• _GIVEN TASK_
Restate every line of the material, word for word.

• _RECORDED DATA_
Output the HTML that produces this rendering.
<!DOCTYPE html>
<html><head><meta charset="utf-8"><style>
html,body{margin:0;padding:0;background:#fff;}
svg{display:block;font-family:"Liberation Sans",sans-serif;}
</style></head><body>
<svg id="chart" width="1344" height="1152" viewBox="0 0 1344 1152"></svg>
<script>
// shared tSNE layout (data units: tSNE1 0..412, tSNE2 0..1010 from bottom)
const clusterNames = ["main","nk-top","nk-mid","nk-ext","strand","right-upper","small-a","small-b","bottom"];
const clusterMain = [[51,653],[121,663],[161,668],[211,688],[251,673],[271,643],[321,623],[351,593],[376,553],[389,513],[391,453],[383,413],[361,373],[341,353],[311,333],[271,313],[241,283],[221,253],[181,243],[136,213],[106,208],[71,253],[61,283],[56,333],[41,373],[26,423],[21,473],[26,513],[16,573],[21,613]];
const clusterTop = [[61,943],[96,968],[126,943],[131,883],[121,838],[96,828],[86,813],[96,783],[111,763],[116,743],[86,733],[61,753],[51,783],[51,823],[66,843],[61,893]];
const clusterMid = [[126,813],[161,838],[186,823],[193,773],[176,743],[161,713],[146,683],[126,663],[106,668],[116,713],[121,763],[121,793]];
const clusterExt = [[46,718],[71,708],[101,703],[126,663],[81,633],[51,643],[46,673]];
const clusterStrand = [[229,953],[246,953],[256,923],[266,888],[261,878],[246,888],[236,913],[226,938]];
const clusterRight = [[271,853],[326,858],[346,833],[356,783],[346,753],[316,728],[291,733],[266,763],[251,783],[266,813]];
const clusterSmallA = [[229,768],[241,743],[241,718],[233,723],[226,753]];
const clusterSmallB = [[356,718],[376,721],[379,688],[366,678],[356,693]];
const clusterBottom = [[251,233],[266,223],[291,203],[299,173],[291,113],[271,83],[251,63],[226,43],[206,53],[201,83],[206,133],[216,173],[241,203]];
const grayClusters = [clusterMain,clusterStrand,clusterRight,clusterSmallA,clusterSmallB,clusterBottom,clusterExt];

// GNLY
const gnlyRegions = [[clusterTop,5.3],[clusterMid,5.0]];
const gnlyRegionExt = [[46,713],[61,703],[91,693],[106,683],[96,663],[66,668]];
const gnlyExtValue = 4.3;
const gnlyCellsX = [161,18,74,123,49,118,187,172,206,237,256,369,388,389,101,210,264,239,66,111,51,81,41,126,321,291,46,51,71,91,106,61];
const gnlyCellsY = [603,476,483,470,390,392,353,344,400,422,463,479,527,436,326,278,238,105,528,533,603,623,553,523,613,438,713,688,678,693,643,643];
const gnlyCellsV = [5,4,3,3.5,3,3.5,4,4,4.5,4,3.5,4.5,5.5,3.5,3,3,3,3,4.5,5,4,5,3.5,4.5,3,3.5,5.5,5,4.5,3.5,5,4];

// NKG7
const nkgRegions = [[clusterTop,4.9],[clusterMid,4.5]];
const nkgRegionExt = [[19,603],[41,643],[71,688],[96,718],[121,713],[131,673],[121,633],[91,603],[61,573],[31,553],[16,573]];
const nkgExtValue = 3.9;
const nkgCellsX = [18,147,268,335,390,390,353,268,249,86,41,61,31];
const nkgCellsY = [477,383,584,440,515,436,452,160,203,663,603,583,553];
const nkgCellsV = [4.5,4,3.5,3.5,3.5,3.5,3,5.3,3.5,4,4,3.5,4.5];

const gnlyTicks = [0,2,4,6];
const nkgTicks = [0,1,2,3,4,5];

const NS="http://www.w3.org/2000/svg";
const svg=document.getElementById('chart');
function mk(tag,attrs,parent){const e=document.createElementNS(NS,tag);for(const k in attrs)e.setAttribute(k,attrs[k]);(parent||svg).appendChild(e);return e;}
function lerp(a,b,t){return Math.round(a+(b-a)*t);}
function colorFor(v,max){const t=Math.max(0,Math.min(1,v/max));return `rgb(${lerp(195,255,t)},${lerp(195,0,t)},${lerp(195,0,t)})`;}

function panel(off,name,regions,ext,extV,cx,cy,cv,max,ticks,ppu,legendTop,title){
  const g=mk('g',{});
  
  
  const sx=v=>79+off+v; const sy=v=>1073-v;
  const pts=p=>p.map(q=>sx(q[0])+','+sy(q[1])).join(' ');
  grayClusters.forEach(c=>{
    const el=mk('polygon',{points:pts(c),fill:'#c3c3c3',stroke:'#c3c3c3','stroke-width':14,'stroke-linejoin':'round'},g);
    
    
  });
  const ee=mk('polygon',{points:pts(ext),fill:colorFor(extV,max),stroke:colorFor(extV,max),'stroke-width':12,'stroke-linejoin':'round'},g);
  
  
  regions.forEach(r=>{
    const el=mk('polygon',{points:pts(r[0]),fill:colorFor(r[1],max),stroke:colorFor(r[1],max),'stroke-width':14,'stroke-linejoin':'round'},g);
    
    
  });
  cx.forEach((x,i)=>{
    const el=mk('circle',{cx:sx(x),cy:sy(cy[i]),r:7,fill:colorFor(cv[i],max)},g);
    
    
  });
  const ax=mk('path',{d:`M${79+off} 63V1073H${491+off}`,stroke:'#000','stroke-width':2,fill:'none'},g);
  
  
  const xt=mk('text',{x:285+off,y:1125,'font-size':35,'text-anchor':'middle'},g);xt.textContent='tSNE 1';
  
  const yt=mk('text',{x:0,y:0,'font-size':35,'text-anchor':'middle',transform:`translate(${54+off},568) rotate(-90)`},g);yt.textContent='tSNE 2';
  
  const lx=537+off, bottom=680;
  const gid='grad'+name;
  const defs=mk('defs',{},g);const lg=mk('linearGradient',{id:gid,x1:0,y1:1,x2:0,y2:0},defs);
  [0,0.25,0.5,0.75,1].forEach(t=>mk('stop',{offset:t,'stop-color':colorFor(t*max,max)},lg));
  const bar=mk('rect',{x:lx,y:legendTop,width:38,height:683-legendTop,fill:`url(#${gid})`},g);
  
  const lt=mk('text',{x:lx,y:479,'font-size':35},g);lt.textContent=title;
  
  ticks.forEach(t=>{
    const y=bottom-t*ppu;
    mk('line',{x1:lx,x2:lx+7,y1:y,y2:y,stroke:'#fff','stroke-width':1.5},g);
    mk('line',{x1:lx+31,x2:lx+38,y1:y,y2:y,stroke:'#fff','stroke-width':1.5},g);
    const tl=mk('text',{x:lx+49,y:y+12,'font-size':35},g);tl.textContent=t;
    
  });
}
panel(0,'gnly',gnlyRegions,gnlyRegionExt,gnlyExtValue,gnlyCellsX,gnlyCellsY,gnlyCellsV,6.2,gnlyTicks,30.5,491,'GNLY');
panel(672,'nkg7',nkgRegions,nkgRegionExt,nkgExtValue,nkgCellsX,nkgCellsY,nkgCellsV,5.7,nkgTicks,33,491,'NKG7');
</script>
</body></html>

• _ANSWER TO THIS PROBLEM_
Output the HTML that produces this rendering.
<!DOCTYPE html>
<html><head><meta charset="utf-8"><style>
html,body{margin:0;padding:0;background:#fff;}
svg{display:block;font-family:"Liberation Sans",sans-serif;}
</style></head><body>
<svg id="chart" width="1344" height="1152" viewBox="0 0 1344 1152"></svg>
<script>
// shared tSNE layout (data units: tSNE1 0..412, tSNE2 0..1010 from bottom)
const clusterNames = ["main","nk-top","nk-mid","nk-ext","strand","right-upper","small-a","small-b","bottom"];
const clusterMain = [[51,653],[121,663],[161,668],[211,688],[251,673],[271,643],[321,623],[351,593],[376,553],[389,513],[391,453],[383,413],[361,373],[341,353],[311,333],[271,313],[241,283],[221,253],[181,243],[136,213],[106,208],[71,253],[61,283],[56,333],[41,373],[26,423],[21,473],[26,513],[16,573],[21,613]];
const clusterTop = [[61,943],[96,968],[126,943],[131,883],[121,838],[96,828],[86,813],[96,783],[111,763],[116,743],[86,733],[61,753],[51,783],[51,823],[66,843],[61,893]];
const clusterMid = [[126,813],[161,838],[186,823],[193,773],[176,743],[161,713],[146,683],[126,663],[106,668],[116,713],[121,763],[121,793]];
const clusterExt = [[46,718],[71,708],[101,703],[126,663],[81,633],[51,643],[46,673]];
const clusterStrand = [[229,953],[246,953],[256,923],[266,888],[261,878],[246,888],[236,913],[226,938]];
const clusterRight = [[271,853],[326,858],[346,833],[356,783],[346,753],[316,728],[291,733],[266,763],[251,783],[266,813]];
const clusterSmallA = [[229,768],[241,743],[241,718],[233,723],[226,753]];
const clusterSmallB = [[356,718],[376,721],[379,688],[366,678],[356,693]];
const clusterBottom = [[251,233],[266,223],[291,203],[299,173],[291,113],[271,83],[251,63],[226,43],[206,53],[201,83],[206,133],[216,173],[241,203]];
const grayClusters = [clusterMain,clusterStrand,clusterRight,clusterSmallA,clusterSmallB,clusterBottom,clusterExt];

// GNLY
const gnlyRegions = [[clusterTop,5.3],[clusterMid,5.0]];
const gnlyRegionExt = [[46,713],[61,703],[91,693],[106,683],[96,663],[66,668]];
const gnlyExtValue = 4.3;
const gnlyCellsX = [161,18,74,123,49,118,187,172,206,237,256,369,388,389,101,210,264,239,66,111,51,81,41,126,321,291,46,51,71,91,106,61];
const gnlyCellsY = [603,476,483,470,390,392,353,344,400,422,463,479,527,436,326,278,238,105,528,533,603,623,553,523,613,438,713,688,678,693,643,643];
const gnlyCellsV = [5,4,3,3.5,3,3.5,4,4,4.5,4,3.5,4.5,5.5,3.5,3,3,3,3,4.5,5,4,5,3.5,4.5,3,3.5,5.5,5,4.5,3.5,5,4];

// NKG7
const nkgRegions = [[clusterTop,4.9],[clusterMid,4.5]];
const nkgRegionExt = [[19,603],[41,643],[71,688],[96,718],[121,713],[131,673],[121,633],[91,603],[61,573],[31,553],[16,573]];
const nkgExtValue = 3.9;
const nkgCellsX = [18,147,268,335,390,390,353,268,249,86,41,61,31];
const nkgCellsY = [477,383,584,440,515,436,452,160,203,663,603,583,553];
const nkgCellsV = [4.5,4,3.5,3.5,3.5,3.5,3,5.3,3.5,4,4,3.5,4.5];

const gnlyTicks = [0,2,4,6];
const nkgTicks = [0,1,2,3,4,5];

const NS="http://www.w3.org/2000/svg";
const svg=document.getElementById('chart');
function mk(tag,attrs,parent){const e=document.createElementNS(NS,tag);for(const k in attrs)e.setAttribute(k,attrs[k]);(parent||svg).appendChild(e);return e;}
function lerp(a,b,t){return Math.round(a+(b-a)*t);}
function colorFor(v,max){const t=Math.max(0,Math.min(1,v/max));return `rgb(${lerp(195,255,t)},${lerp(195,0,t)},${lerp(195,0,t)})`;}

function panel(off,name,regions,ext,extV,cx,cy,cv,max,ticks,ppu,legendTop,title){
  const g=mk('g',{});
  
  
  const sx=v=>79+off+v; const sy=v=>1073-v;
  const pts=p=>p.map(q=>sx(q[0])+','+sy(q[1])).join(' ');
  grayClusters.forEach(c=>{
    const el=mk('polygon',{points:pts(c),fill:'#c3c3c3',stroke:'#c3c3c3','stroke-width':14,'stroke-linejoin':'round'},g);
    
    
  });
  const ee=mk('polygon',{points:pts(ext),fill:colorFor(extV,max),stroke:colorFor(extV,max),'stroke-width':12,'stroke-linejoin':'round'},g);
  
  
  regions.forEach(r=>{
    const el=mk('polygon',{points:pts(r[0]),fill:colorFor(r[1],max),stroke:colorFor(r[1],max),'stroke-width':14,'stroke-linejoin':'round'},g);
    
    
  });
  cx.forEach((x,i)=>{
    const el=mk('circle',{cx:sx(x),cy:sy(cy[i]),r:7,fill:colorFor(cv[i],max)},g);
    
    
  });
  const ax=mk('path',{d:`M${79+off} 63V1073H${491+off}`,stroke:'#000','stroke-width':2,fill:'none'},g);
  
  
  const xt=mk('text',{x:285+off,y:1125,'font-size':35,'text-anchor':'middle'},g);xt.textContent='tSNE 1';
  
  const yt=mk('text',{x:0,y:0,'font-size':35,'text-anchor':'middle',transform:`translate(${54+off},568) rotate(-90)`},g);yt.textContent='tSNE 2';
  
  const lx=537+off, bottom=680;
  const gid='grad'+name;
  const defs=mk('defs',{},g);const lg=mk('linearGradient',{id:gid,x1:0,y1:1,x2:0,y2:0},defs);
  [0,0.25,0.5,0.75,1].forEach(t=>mk('stop',{offset:t,'stop-color':colorFor(t*max,max)},lg));
  const bar=mk('rect',{x:lx,y:legendTop,width:38,height:683-legendTop,fill:`url(#${gid})`},g);
  
  const lt=mk('text',{x:lx,y:479,'font-size':35},g);lt.textContent=title;
  
  ticks.forEach(t=>{
    const y=bottom-t*ppu;
    mk('line',{x1:lx,x2:lx+7,y1:y,y2:y,stroke:'#fff','stroke-width':1.5},g);
    mk('line',{x1:lx+31,x2:lx+38,y1:y,y2:y,stroke:'#fff','stroke-width':1.5},g);
    const tl=mk('text',{x:lx+49,y:y+12,'font-size':35},g);tl.textContent=t;
    
  });
}
panel(0,'gnly',gnlyRegions,gnlyRegionExt,gnlyExtValue,gnlyCellsX,gnlyCellsY,gnlyCellsV,6.2,gnlyTicks,30.5,491,'GNLY');
panel(672,'nkg7',nkgRegions,nkgRegionExt,nkgExtValue,nkgCellsX,nkgCellsY,nkgCellsV,5.7,nkgTicks,33,491,'NKG7');
</script>
</body></html>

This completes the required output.